Netanyahu orders tighter oversight as hundreds of landing passengers leave after mere promise that they will self-isolate at home.

By Batya Jerenberg, World Israel News

Prime Minister Benjamin Netanyahu instructed Health Ministry Director-General Moshe Bar Siman Tov on Tuesday to tighten oversight at Ben-Gurion International Airport after an expose by Israel’s Channel 12 News revealed that hundreds of passengers were allowed to go home without being screened for the virus.

One passenger told the channel that there were health ministry officials standing at passport control, but they just asked people to sign a declaration that they would immediately go into self-isolation. Those who did not sign were not allowed to leave, she said, but nothing else was done.

“When leaving the airport, everyone went wherever they wanted, some caught cheap cabs,” she said. “They asked me where I was going and if I wanted an apartment where I could be in quarantine.”

She was also horrified at the laxity in following health guidelines on board her flight from New York.

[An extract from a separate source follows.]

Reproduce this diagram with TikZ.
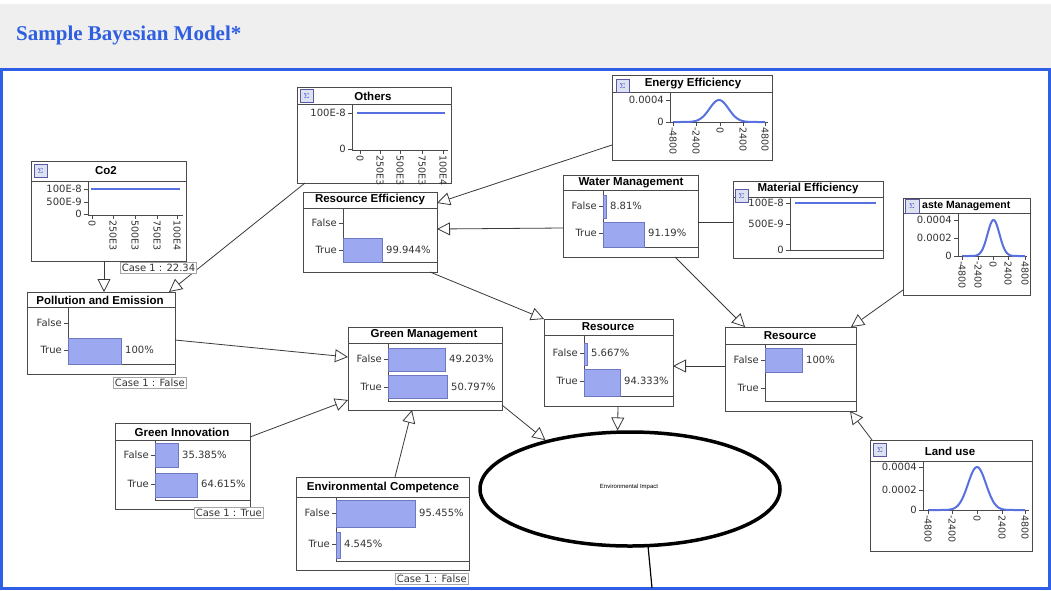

“The staff said that everyone could sit where they wanted in tourist class. There were elderly people who were coughing, not everyone was wearing masks. The staff itself didn’t wear masks, which was strange. They had gloves, but no masks…. I didn’t understand how the staff weren’t afraid for their lives. Not just from the point of view of infecting the passengers – how could they not take care of themselves,” she said.

Testing passengers upon landing is not yet mandatory, even though Defense Minister Naftali Bennett announced last week that every person flying in from high-risk locations such as the United States, Italy, Spain and France, would be screened for the virulent disease at the airport.

He also said that those who tested positive would be directed to stay in hotels that have been set aside as quarantine areas so that they could be monitored closely by medical staff. The rest would go home for a mandatory 14-day self-isolation period.

The plan hadn’t yet been approved, however, as Bennett explained Tuesday on the TV program “Six with Oded Ben Ami.”

“Originally, it was the decision of the National Security Council and the prime minister to test travelers upon landing,” he said. “But for a plethora of reasons, the decision changed to house quarantine. This is not a delusional decision, we’re examining what are our abilities with regard to testing.”

It is not yet clear what the tighter oversight at the airport will mean.